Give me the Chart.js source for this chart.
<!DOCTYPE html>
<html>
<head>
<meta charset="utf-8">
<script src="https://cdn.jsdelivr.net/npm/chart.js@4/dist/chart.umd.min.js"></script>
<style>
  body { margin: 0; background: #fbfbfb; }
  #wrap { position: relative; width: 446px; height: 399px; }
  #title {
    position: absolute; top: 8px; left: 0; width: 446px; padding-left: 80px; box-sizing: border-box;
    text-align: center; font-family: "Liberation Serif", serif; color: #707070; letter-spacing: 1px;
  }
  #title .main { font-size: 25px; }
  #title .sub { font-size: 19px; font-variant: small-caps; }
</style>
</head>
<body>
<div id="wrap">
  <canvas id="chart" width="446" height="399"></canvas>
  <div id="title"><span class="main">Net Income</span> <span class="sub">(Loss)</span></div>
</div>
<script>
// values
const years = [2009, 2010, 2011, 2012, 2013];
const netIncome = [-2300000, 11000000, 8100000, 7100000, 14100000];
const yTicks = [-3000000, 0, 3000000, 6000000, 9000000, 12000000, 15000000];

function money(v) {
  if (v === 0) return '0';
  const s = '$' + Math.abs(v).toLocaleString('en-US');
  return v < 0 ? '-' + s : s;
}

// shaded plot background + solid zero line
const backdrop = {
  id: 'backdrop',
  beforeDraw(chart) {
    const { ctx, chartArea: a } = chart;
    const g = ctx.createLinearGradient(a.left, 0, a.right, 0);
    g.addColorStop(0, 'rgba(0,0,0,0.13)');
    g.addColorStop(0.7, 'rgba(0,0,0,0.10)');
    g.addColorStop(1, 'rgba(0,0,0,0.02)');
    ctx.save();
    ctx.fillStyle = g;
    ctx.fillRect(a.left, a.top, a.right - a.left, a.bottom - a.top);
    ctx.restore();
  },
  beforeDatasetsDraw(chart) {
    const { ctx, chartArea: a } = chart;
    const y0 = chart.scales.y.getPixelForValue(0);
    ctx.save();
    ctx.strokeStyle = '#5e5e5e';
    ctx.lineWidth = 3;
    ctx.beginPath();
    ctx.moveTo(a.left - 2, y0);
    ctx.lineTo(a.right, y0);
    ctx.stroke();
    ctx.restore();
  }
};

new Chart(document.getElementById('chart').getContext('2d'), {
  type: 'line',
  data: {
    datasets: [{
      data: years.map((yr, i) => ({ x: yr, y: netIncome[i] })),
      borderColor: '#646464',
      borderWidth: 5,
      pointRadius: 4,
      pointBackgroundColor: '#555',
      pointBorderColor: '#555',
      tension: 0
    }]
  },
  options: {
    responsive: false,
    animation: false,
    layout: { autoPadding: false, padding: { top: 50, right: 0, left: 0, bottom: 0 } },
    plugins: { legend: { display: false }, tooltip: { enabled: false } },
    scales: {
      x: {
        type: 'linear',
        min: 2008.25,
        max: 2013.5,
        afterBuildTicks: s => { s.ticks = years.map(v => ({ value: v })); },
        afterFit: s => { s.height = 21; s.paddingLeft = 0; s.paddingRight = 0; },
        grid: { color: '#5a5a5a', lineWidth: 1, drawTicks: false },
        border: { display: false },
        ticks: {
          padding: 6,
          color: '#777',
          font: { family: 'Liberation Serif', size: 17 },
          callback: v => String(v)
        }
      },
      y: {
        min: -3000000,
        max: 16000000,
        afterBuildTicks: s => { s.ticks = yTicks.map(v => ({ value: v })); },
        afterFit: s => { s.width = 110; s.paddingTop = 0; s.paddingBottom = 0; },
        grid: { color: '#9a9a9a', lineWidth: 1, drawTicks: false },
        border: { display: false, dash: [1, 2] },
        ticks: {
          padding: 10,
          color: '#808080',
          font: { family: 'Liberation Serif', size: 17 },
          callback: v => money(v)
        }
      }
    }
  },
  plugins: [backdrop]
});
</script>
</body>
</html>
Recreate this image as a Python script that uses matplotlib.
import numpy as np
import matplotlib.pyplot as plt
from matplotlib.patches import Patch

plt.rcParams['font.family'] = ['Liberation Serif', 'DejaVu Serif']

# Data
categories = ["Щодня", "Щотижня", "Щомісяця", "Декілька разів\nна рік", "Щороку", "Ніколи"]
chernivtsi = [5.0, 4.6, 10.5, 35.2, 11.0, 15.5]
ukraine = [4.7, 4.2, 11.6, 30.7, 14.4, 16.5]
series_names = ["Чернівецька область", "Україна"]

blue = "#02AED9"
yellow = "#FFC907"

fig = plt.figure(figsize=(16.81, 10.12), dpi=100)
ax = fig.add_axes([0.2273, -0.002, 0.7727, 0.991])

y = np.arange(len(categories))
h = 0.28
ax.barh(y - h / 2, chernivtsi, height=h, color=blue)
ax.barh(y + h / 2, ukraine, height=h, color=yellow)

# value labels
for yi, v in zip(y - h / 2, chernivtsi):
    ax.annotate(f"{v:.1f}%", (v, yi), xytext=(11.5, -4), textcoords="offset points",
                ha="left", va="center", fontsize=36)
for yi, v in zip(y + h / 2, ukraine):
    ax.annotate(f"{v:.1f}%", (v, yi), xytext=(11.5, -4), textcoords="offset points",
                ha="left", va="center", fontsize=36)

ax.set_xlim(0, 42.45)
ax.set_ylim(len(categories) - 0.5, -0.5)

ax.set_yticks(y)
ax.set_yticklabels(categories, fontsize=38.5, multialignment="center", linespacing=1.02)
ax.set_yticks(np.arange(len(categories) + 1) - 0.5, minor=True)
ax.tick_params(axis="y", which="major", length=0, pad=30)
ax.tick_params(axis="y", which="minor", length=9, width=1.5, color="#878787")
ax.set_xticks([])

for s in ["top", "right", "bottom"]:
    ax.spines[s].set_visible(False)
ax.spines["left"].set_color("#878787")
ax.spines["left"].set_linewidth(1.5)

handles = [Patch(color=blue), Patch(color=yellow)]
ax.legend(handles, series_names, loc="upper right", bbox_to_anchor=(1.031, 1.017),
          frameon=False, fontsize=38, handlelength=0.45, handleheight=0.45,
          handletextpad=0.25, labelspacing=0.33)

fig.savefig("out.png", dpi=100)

• [Goal of the exercise]: Reproduce the lines exactly, from the line that contains "Recreate this image" through the line that contains "plt.rcParams['font.family'] = ['Liberation", and nothing more.

• [Solution to the problem]:
Recreate this image as a Python script that uses matplotlib.
import numpy as np
import matplotlib.pyplot as plt
from matplotlib.patches import Patch

plt.rcParams['font.family'] = ['Liberation Serif', 'DejaVu Serif']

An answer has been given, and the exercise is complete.